10. The gas supply container according to claim 8, wherein an inner surface of said gas supply container has an oxide passivation film formed by contacting with an oxidizing gas and carrying out heat treatment.

11. The gas supply container according to claim 8, wherein an inner surface of said gas supply container has an oxide passivation film formed by carrying out a thermal spraying process.

12. The gas supply container according to claim 8, wherein the gas for manufacturing the electronic device comprises a fluorinated carbon compound.

13. A method of supplying a fluorinated carbon compound, comprising the step of using the gas supply container as defined in claim 8.
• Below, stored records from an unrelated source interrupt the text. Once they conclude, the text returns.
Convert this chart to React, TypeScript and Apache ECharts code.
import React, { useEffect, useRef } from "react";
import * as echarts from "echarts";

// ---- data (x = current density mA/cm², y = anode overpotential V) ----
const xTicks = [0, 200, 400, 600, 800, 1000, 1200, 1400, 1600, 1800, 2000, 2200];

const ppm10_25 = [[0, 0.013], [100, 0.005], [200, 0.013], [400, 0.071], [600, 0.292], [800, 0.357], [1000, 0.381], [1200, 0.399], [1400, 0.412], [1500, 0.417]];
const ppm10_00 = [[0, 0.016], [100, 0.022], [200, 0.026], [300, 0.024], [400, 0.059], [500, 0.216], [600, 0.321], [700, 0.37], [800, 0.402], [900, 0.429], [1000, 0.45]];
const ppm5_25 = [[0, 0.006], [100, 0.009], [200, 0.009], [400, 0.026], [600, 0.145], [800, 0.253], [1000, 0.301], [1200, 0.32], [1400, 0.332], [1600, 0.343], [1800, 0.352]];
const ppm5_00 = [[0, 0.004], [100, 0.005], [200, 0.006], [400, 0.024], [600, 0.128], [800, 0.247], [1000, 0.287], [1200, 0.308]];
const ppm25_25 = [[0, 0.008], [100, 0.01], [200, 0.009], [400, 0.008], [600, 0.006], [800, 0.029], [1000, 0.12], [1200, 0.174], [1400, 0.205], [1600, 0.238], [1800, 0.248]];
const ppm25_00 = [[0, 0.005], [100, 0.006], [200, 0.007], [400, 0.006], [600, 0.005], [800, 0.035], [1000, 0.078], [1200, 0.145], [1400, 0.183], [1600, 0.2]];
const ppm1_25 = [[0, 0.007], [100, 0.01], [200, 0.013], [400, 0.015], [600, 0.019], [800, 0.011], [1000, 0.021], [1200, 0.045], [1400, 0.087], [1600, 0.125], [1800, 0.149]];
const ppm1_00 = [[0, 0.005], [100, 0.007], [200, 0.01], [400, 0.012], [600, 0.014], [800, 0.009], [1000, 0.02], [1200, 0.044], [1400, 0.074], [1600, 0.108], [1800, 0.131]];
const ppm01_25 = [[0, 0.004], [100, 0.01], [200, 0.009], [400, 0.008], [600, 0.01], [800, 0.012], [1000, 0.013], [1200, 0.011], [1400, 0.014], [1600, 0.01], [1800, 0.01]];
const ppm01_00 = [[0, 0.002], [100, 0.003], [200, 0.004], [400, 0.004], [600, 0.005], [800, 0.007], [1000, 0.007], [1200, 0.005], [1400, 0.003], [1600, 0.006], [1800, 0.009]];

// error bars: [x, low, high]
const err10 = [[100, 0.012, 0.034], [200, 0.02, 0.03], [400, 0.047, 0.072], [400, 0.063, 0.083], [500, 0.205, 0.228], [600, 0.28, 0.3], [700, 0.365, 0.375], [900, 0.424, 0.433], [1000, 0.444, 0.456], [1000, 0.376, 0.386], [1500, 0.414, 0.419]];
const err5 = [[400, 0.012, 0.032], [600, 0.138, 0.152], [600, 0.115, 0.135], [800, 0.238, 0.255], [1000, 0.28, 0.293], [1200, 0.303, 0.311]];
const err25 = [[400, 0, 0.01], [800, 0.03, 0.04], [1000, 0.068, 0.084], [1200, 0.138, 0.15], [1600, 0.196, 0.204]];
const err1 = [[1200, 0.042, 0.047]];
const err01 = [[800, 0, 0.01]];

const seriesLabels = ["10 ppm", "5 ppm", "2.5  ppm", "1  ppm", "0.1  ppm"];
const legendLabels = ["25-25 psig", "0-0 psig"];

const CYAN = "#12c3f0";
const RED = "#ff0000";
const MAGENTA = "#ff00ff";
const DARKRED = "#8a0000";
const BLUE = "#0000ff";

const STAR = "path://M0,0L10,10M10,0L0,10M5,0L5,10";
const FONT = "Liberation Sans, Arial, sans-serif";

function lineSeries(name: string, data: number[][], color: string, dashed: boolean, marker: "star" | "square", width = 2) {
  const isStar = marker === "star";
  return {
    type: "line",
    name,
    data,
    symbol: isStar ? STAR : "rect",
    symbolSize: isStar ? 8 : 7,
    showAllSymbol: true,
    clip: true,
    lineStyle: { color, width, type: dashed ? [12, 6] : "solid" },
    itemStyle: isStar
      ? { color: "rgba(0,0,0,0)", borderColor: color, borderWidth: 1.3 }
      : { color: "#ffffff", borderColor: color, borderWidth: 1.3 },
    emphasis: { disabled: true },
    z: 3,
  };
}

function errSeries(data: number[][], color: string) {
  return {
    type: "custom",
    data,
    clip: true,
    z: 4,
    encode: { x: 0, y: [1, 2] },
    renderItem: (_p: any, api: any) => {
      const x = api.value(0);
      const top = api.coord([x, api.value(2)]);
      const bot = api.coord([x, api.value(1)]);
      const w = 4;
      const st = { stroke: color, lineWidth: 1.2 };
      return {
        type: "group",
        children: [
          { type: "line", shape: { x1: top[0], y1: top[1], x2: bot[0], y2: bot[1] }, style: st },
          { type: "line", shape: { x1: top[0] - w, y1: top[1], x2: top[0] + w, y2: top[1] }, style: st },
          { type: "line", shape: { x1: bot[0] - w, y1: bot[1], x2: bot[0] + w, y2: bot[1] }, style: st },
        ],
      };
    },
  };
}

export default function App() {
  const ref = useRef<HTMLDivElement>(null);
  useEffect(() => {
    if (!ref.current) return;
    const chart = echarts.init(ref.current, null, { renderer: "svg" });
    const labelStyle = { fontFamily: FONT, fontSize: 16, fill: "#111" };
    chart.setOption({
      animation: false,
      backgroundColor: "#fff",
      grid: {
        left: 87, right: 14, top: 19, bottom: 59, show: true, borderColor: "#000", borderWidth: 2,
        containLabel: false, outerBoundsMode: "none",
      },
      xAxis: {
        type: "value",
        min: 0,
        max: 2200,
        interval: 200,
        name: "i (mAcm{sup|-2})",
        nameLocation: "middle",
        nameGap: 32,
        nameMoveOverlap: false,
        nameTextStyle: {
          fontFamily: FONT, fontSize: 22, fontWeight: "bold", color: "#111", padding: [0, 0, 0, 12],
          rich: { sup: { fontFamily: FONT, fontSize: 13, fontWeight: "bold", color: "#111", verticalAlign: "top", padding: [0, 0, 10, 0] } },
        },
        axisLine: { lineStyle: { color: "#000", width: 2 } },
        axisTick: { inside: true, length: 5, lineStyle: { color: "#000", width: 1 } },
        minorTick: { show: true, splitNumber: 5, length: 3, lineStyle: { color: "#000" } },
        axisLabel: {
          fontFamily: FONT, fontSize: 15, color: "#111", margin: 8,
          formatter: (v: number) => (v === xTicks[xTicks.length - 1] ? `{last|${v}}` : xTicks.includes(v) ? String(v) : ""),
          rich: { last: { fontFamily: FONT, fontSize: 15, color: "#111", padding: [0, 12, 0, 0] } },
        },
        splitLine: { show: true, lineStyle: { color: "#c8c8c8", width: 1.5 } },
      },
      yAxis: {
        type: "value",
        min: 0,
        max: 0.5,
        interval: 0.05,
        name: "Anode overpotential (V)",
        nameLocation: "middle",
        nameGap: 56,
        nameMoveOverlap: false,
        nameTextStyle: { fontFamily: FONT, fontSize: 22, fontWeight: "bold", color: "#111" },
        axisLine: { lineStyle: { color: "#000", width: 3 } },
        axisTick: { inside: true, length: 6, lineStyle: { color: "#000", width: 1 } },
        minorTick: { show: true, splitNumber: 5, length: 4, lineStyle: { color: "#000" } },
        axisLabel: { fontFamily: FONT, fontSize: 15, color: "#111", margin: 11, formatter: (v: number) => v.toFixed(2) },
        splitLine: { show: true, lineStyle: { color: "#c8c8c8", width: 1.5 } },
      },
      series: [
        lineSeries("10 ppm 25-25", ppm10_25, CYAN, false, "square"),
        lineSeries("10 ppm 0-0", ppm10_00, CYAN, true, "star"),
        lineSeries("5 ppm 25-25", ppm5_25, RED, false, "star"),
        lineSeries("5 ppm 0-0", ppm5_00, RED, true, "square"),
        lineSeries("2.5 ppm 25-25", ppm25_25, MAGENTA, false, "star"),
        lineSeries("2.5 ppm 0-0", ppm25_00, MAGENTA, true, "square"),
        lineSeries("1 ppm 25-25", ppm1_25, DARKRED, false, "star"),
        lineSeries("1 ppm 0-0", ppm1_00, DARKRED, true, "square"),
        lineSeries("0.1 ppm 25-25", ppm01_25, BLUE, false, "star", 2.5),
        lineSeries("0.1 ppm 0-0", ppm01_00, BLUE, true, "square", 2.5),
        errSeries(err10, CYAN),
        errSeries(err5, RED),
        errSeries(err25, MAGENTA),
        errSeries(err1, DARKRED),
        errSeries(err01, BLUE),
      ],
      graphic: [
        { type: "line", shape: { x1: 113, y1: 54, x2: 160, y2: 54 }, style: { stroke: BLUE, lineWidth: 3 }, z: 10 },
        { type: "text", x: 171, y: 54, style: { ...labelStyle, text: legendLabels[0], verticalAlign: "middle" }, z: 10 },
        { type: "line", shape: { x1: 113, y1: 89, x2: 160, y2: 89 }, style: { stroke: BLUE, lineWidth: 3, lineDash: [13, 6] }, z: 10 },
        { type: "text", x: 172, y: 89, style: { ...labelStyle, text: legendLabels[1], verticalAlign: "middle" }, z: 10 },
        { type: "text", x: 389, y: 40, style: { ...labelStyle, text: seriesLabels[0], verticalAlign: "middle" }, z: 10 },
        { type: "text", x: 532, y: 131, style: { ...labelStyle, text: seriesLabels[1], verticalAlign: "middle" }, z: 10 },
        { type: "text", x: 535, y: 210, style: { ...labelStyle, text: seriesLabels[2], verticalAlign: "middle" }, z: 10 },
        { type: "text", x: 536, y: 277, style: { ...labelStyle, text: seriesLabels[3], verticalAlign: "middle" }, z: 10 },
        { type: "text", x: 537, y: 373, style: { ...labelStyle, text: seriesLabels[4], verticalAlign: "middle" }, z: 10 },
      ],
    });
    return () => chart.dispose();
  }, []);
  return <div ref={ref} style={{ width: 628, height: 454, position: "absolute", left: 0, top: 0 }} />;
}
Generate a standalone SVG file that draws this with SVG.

14. The method of supplying a fluorinated carbon compound according to claim 13, wherein said fluorinated carbon compound is one selected from the group consisting of tetrafluoroethylene, hexafluoropropene, tetrafluoropropyne, hexafluorocyclobutene, hexafluoro-1,3-butadiene, hexafluoro-1-butyne, hexafluoro-2-butyne, octafluorocyclobutane, octafluorocyclopentene, octafluoro-1,3-pentadiene, octafluoro-1,4-pentadiene, octafluoro-1-pentyne, octafluoro-2-pentyne, and hexafluorobenzene.

15-17. (canceled)

18. A production method of a gas for manufacturing an electronic device, comprising the step of carrying out distillation using a rectifier with an external leak rate of 1.0×10−8 Pa·m3/sec or less in the gas production facility as defined in claim 2.

19. The production method according to claim 18, wherein said gas for manufacturing an electronic device is a plasma CVD gas.

20. A fluorocarbon film manufacturing method comprising the step of using the gas for manufacturing the electronic device defined in claim 16.